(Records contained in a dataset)
============
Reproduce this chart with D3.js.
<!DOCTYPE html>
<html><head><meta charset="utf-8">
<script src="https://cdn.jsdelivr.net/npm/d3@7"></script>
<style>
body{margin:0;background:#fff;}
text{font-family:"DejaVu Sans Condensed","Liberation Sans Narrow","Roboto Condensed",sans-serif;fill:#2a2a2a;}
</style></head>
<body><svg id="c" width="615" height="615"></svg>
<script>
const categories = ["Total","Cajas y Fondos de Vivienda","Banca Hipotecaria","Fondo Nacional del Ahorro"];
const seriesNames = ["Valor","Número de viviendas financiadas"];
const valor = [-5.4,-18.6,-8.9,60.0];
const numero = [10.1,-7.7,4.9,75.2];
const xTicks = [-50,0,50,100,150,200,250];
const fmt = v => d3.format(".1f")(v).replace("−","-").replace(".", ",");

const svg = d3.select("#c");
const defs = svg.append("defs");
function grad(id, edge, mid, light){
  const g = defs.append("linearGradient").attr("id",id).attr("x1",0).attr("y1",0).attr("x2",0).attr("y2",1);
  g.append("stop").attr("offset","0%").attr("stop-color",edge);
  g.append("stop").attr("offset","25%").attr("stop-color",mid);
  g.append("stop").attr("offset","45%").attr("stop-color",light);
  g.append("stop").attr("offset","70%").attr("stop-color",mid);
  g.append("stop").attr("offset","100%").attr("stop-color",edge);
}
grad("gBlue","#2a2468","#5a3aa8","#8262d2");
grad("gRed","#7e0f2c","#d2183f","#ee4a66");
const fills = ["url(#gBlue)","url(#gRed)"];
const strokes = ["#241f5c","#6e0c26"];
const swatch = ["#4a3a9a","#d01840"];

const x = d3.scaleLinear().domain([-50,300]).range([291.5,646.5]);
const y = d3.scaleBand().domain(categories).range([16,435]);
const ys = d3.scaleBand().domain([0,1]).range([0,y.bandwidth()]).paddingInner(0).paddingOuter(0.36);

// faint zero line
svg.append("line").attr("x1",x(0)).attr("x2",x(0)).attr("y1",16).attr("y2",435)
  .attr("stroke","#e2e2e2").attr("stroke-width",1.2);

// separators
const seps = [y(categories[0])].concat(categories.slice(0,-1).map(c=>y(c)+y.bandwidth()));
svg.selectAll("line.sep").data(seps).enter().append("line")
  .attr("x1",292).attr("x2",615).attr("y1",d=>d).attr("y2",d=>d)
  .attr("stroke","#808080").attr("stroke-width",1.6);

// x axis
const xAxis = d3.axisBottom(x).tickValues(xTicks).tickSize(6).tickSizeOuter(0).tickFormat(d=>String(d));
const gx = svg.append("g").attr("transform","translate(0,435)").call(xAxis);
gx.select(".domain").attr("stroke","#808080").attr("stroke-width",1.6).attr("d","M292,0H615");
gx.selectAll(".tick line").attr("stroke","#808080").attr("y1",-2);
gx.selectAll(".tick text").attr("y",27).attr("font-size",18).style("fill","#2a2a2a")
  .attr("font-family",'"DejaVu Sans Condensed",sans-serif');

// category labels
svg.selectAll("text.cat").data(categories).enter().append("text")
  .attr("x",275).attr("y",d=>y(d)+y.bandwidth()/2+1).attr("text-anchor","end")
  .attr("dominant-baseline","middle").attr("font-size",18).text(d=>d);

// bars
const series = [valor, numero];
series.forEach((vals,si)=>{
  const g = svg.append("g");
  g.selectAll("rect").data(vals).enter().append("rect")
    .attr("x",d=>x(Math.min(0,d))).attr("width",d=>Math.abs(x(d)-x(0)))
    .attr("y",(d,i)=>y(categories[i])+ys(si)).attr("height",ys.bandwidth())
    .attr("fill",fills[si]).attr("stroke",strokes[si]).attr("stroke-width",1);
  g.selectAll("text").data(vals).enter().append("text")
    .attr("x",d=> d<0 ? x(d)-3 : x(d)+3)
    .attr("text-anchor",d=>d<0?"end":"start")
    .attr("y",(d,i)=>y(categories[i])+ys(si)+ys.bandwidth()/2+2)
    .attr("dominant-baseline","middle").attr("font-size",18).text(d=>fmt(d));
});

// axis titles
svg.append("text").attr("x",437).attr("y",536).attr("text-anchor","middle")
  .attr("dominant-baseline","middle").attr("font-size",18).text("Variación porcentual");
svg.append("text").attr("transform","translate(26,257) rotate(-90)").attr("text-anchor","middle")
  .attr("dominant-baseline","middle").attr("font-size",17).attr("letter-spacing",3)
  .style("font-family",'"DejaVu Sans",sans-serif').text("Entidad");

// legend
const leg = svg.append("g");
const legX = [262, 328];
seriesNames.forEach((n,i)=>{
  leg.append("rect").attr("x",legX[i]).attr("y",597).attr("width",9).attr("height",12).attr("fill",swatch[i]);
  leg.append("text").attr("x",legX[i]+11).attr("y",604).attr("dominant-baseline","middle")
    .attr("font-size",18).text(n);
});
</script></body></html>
============
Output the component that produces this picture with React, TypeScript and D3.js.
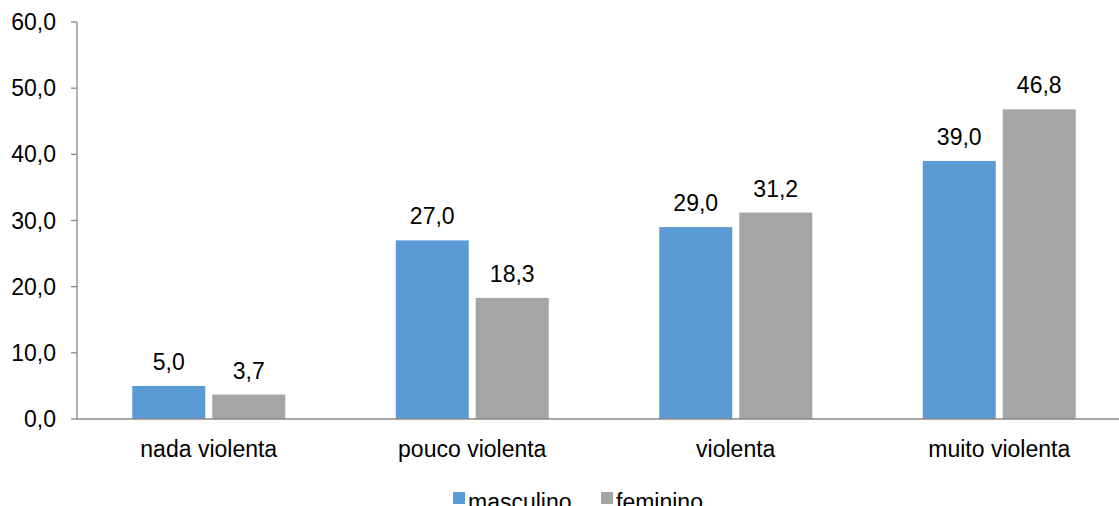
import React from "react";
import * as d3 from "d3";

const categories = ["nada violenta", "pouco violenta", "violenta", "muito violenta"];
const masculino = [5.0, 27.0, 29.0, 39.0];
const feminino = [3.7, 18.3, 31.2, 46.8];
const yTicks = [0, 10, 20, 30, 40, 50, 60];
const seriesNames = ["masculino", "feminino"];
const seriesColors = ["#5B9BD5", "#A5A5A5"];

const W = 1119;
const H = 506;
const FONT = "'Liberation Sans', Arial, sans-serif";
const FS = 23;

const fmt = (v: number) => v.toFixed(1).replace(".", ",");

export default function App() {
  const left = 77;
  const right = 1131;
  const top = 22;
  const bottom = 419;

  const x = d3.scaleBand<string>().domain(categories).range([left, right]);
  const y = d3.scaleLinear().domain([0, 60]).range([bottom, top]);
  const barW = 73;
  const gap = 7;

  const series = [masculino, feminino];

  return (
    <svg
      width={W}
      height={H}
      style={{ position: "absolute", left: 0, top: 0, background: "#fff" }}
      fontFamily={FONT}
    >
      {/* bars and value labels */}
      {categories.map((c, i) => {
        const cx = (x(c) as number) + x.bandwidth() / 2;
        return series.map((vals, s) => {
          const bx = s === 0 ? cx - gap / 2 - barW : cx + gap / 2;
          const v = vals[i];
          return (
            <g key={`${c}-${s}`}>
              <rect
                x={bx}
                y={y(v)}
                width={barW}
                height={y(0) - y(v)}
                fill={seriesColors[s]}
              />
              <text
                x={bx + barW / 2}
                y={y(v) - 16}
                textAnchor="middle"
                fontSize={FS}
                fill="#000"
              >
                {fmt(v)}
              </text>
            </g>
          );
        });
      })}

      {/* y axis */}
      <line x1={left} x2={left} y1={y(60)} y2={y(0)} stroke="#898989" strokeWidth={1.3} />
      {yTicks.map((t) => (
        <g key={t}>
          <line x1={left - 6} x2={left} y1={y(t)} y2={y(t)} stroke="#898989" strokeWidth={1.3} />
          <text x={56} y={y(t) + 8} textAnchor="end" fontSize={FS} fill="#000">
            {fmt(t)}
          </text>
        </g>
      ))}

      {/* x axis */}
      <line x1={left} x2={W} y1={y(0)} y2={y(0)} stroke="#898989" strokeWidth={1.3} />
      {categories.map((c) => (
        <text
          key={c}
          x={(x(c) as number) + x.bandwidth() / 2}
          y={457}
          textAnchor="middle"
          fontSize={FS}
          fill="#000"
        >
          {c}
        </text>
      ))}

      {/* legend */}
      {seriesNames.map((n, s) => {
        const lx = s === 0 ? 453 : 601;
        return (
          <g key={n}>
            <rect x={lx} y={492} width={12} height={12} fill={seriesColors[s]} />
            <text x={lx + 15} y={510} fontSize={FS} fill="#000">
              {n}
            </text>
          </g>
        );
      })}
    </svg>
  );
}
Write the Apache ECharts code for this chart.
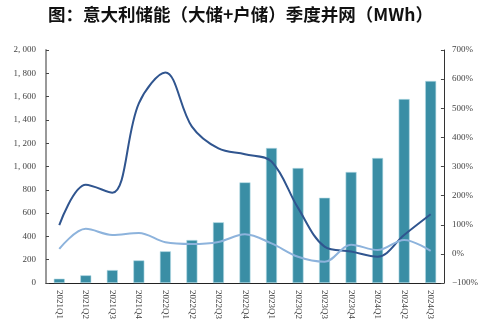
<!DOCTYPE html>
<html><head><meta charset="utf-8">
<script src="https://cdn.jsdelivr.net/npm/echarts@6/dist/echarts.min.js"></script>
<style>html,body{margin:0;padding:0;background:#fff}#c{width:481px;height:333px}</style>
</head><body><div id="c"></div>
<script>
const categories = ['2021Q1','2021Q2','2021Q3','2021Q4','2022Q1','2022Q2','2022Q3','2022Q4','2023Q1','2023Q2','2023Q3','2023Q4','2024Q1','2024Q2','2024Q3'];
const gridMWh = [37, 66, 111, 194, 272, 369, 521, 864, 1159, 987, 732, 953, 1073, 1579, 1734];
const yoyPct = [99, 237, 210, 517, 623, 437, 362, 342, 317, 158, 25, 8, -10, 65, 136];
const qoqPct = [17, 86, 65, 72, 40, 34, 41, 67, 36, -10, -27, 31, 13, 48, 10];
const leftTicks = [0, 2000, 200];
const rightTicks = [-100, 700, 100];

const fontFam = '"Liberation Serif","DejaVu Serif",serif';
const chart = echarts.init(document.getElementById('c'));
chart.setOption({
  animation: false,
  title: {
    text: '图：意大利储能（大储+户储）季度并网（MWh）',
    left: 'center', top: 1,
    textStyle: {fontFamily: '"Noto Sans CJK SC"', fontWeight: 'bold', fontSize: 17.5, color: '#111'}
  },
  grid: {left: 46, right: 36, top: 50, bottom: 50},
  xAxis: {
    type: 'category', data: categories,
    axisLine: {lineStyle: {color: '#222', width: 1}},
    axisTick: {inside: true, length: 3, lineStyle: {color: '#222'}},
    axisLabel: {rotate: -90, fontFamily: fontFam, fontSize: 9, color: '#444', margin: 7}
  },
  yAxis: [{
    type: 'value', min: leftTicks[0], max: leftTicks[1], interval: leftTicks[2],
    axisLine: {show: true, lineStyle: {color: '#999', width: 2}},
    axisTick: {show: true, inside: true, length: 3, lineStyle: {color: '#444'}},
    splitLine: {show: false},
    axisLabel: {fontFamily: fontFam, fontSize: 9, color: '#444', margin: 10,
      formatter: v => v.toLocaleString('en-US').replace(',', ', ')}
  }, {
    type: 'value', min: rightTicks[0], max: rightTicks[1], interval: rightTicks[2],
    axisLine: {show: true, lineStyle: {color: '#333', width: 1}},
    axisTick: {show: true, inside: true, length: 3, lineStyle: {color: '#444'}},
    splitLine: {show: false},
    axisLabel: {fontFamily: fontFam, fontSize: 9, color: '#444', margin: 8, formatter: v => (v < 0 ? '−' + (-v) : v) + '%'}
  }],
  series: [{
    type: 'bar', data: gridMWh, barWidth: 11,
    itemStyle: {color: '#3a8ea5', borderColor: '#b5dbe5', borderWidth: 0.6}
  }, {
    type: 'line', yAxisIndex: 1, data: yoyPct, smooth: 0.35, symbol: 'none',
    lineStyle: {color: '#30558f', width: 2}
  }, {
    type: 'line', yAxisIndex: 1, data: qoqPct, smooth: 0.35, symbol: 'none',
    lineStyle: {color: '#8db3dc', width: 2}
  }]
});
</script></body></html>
============
> [WHAT YOU SHOULD DO]
Of the lines above, quote exactly those from the one with "Output the component" through the one with "import * as", ends included; pictures stay out.

> [SOLUTION TO THIS TASK]
Output the component that produces this picture with React, TypeScript and D3.js.
import React from "react";
import * as d3 from "d3";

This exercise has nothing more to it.